Gary Cinder, who has been Oak Ridge public works director for 24 years and interim city manager twice, is retiring September 4.
Cinder has been in public service for 33 years. He could go to work in the private sector, possibly as a consultant.
“It’s time to try something new, something different,” Cinder told Oak Ridge City Council members on Tuesday.
Cinder was the lead staff member on locating, designing, and building the Oak Ridge Central Services Complex on Woodbury Lane. That building is used by the Oak Ridge Public Works Department, Oak Ridge Electric Department, and the school bus maintenance facility, among others.

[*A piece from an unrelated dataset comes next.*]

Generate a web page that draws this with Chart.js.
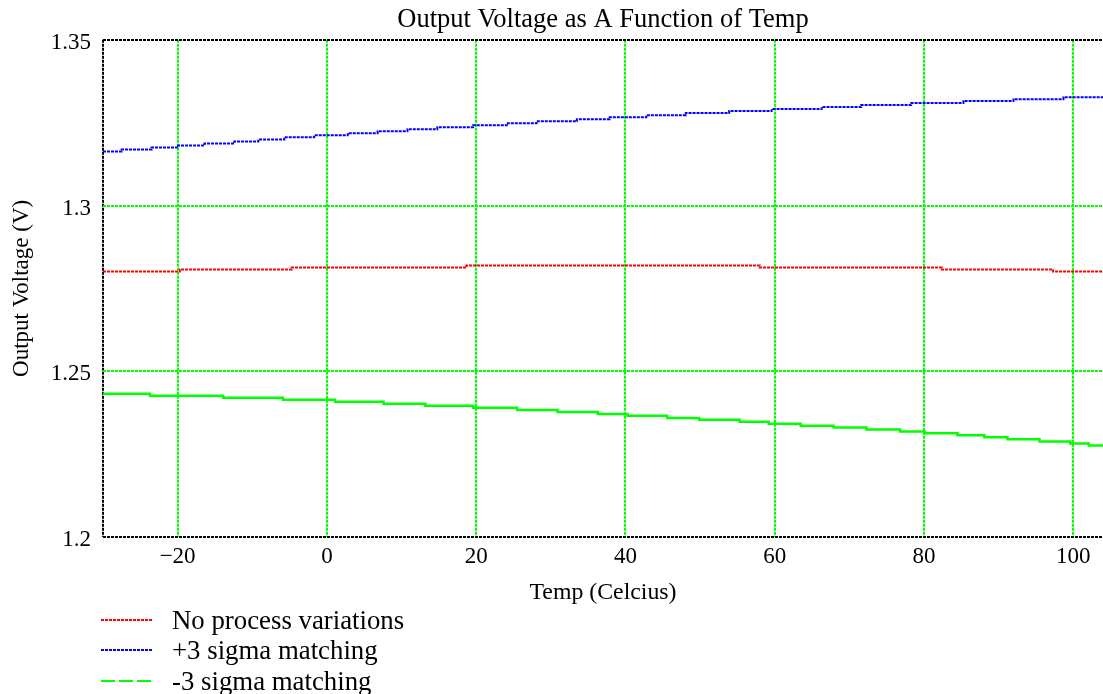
<!DOCTYPE html>
<html><head><meta charset="utf-8">
<script src="https://cdn.jsdelivr.net/npm/chart.js@4"></script>
<style>
html,body{margin:0;padding:0;background:#fff;}
#wrap{position:relative;width:1103px;height:694px;}
canvas{display:block;}
.item{position:absolute;left:0;height:30px;width:600px;font-family:"Liberation Serif","Times New Roman",serif;font-size:26.8px;color:#000;}
.item svg{position:absolute;left:101px;top:13px;}
.item span{position:absolute;left:172px;top:0;line-height:30px;white-space:nowrap;}
</style></head>
<body>
<div id="wrap">
<canvas id="c" width="1103" height="694"></canvas>
<div class="item" style="top:605px"><svg width="52" height="4"><line x1="0" y1="2" x2="52" y2="2" stroke="#ff0000" stroke-width="2" stroke-dasharray="3,1"/></svg><span>No process variations</span></div>
<div class="item" style="top:635px"><svg width="52" height="4"><line x1="0" y1="2" x2="52" y2="2" stroke="#0000ff" stroke-width="2" stroke-dasharray="3,1"/></svg><span>+3 sigma matching</span></div>
<div class="item" style="top:666px"><svg width="52" height="4"><line x1="0" y1="2" x2="52" y2="2" stroke="#00ff00" stroke-width="2" stroke-dasharray="14,4"/></svg><span>-3 sigma matching</span></div>
</div>
<script>
const xTicks = [-20, 0, 20, 40, 60, 80, 100];
const xTickLabels = ['\u221220', '0', '20', '40', '60', '80', '100'];
const yTicks = [1.2, 1.25, 1.3, 1.35];
const yTickLabels = ['1.2', '1.25', '1.3', '1.35'];

const redTemps = [-30, -19.7, -4.7, 18.7, 58, 82.4, 97.3, 104];
const redVals  = [1.2801, 1.2807, 1.2813, 1.2819, 1.2813, 1.2807, 1.2801, 1.2801];

const blueTemps = [-30, -27.5, -23.5, -20.1, -16.4, -12.4, -9.2, -5.7, -1.7, 2.8, 6.8, 10.8, 14.8, 19.6, 24.1, 28.1, 33.5, 37.9, 42.8, 48.1, 53.9, 59.6, 66.3, 71.6, 78.3, 85.3, 92, 98.7, 104];
const blueVals  = [1.3163, 1.3169, 1.3175, 1.3181, 1.3187, 1.3193, 1.3199, 1.3206, 1.3212, 1.3218, 1.3224, 1.3230, 1.3236, 1.3242, 1.3248, 1.3254, 1.3260, 1.3266, 1.3272, 1.3279, 1.3285, 1.3291, 1.3297, 1.3303, 1.3309, 1.3315, 1.3321, 1.3327, 1.3327];

const greenTemps = [-30, -23.7, -13.9, -5.9, 1.1, 7.6, 13.2, 19.6, 25.5, 30.9, 36.3, 40.3, 45.6, 49.9, 55.3, 59.2, 63.5, 67.9, 72.3, 76.8, 80.1, 84.5, 88.1, 91.2, 95.5, 99.6, 102.1, 104];
const greenVals  = [1.2432, 1.2426, 1.2420, 1.2414, 1.2408, 1.2402, 1.2396, 1.2390, 1.2383, 1.2377, 1.2371, 1.2366, 1.2359, 1.2354, 1.2348, 1.2342, 1.2336, 1.2330, 1.2324, 1.2318, 1.2313, 1.2307, 1.2301, 1.2295, 1.2288, 1.2282, 1.2276, 1.2276];

const X_MIN = -30, X_MAX = 104, Y_MIN = 1.2, Y_MAX = 1.35;
const FAMILY = '"Liberation Serif","Times New Roman",serif';
const FONT = {family: FAMILY, size: 23, weight: 'normal'};
const XTITLE_FONT = {family: FAMILY, size: 23.8, weight: 'normal'};
const TITLE_FONT = {family: FAMILY, size: 26.5, weight: 'normal'};

const pts = (xs, ys) => xs.map((x, i) => ({x, y: ys[i]}));

new Chart(document.getElementById('c'), {
  type: 'line',
  data: {
    datasets: [
      {label: 'No process variations', data: pts(redTemps, redVals), borderColor: '#ff0000', borderWidth: 2, borderDash: [3, 1], stepped: true, pointRadius: 0, fill: false},
      {label: '+3 sigma matching', data: pts(blueTemps, blueVals), borderColor: '#0000ff', borderWidth: 2, borderDash: [3, 1], stepped: true, pointRadius: 0, fill: false},
      {label: '-3 sigma matching', data: pts(greenTemps, greenVals), borderColor: '#00ff00', borderWidth: 2.5, stepped: true, pointRadius: 0, fill: false}
    ]
  },
  options: {
    responsive: false,
    animation: false,
    layout: {padding: {left: 0, right: 0, top: 0, bottom: 87}},
    plugins: {
      legend: {display: false},
      tooltip: {enabled: false},
      title: {display: true, fullSize: false, text: 'Output Voltage as A Function of Temp', color: '#000', font: TITLE_FONT, padding: {top: 4, bottom: 4}}
    },
    scales: {
      x: {
        type: 'linear', min: X_MIN, max: X_MAX,
        afterBuildTicks: s => { s.ticks = [X_MIN].concat(xTicks).map(v => ({value: v})); },
        afterFit: s => { s.height = 70; },
        ticks: {
          autoSkip: false, maxRotation: 0, color: '#000', font: FONT, padding: 6,
          callback: v => { const i = xTicks.indexOf(v); return i < 0 ? '' : xTickLabels[i]; }
        },
        grid: {drawTicks: false, lineWidth: 2, color: c => (c.tick && c.tick.value === X_MIN) ? '#000' : '#00ff00'},
        border: {display: false, dash: [3, 1]},
        title: {display: true, text: 'Temp (Celcius)', color: '#000', font: XTITLE_FONT, padding: {top: 0, bottom: 0}}
      },
      y: {
        type: 'linear', min: Y_MIN, max: Y_MAX,
        afterBuildTicks: s => { s.ticks = yTicks.map(v => ({value: v})); },
        afterFit: s => { s.width = 103; },
        ticks: {
          color: '#000', font: FONT, padding: 12, labelOffset: 3,
          callback: v => { const i = yTicks.indexOf(v); return i < 0 ? '' : yTickLabels[i]; }
        },
        grid: {drawTicks: false, lineWidth: 2, color: c => (c.tick && (c.tick.value === Y_MIN || c.tick.value === Y_MAX)) ? '#000' : '#00ff00'},
        border: {display: false, dash: [3, 1]},
        title: {display: true, text: 'Output Voltage (V)', color: '#000', font: FONT, padding: {top: 8, bottom: 0}}
      }
    }
  }
});
</script>
</body></html>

Cinder has led a major effort to ensure that Oak Ridge complies with a U.S. Environmental Protection Agency order that requires the city to repair all sewer system overflows by September 28. That work is mostly complete, and the city is in good shape, Cinder said.

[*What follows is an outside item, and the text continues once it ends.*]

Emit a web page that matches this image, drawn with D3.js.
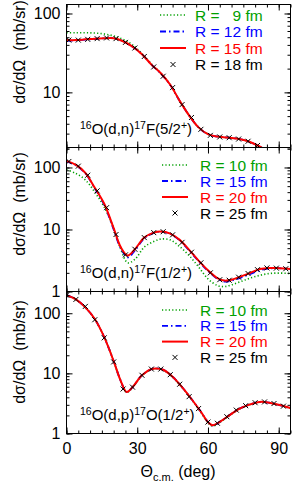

Other highlights of his time here, Cinder said, are water and sewer system improvements and the transition of infrastructure from the U.S. Department of Energy to the City of Oak Ridge.
“It’s been a good run here, and I leave with my held head high,” Cinder said.

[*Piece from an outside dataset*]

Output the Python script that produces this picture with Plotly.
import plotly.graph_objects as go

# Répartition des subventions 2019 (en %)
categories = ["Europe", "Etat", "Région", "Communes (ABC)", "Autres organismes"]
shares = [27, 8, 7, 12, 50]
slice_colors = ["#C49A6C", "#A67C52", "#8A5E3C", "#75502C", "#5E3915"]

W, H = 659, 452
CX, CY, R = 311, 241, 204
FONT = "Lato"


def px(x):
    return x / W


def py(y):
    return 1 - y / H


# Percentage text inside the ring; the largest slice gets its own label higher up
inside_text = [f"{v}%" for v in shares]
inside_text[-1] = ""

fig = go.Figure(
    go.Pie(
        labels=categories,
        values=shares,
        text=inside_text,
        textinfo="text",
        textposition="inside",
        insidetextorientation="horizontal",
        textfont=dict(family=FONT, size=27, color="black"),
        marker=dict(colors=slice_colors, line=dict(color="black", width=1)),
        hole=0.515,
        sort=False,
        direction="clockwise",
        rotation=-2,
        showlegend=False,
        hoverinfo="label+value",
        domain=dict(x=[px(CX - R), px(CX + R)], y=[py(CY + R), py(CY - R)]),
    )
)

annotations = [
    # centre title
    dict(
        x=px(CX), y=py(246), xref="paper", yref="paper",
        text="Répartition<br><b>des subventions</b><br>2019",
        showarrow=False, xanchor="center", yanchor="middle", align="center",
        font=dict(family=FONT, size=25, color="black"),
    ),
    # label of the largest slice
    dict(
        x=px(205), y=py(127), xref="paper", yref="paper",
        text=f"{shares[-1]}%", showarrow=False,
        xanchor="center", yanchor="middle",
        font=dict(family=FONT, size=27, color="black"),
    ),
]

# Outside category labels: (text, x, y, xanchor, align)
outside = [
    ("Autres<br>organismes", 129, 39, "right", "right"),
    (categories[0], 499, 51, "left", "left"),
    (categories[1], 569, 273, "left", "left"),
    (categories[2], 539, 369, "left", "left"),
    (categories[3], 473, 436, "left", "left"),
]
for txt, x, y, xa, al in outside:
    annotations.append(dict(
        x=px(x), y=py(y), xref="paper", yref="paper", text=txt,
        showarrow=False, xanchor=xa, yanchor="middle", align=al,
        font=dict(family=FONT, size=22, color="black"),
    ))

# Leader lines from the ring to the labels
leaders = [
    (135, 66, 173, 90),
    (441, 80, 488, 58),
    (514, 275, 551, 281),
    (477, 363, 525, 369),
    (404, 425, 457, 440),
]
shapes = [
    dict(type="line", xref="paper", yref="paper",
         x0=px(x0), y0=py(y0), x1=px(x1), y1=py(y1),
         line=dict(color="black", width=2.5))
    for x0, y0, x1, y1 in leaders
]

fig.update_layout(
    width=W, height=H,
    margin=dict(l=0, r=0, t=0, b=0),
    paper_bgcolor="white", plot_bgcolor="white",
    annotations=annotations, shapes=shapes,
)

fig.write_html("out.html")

Cinder said there wasn’t a particular trigger that led to his announced retirement. But he said it was time to reassess and re-evaluate when he turned 60.
After discussing the retirement decision with his wife, Cinder told Oak Ridge City Manager Mark Watson about three weeks ago.
Cinder’s retirement follows the retirement of Oak Ridge City Engineer Steve Byrd, who was also a Public Works Department employee. Roger Flynn is the acting city engineer.
Besides Oak Ridge, Cinder has also worked with public utilities in the Orlando, Florida, area.
Cinder served as interim city manager in 2003 and 2004 before Jim O’Connor was hired in March 2004. Cinder served as interim city manager again after O’Connor resigned in January 2010 to take a position in Winchester, Virginia, and before Watson was hired in August 2010.
Cinder supervises about 100 employees in the Oak Ridge Public Works Department and several budgets, or funds. Public Works is responsible for water, wastewater, streets, facilities, fleet, engineering, and storm water.
“It’s a good place to spend a career,” Cinder said.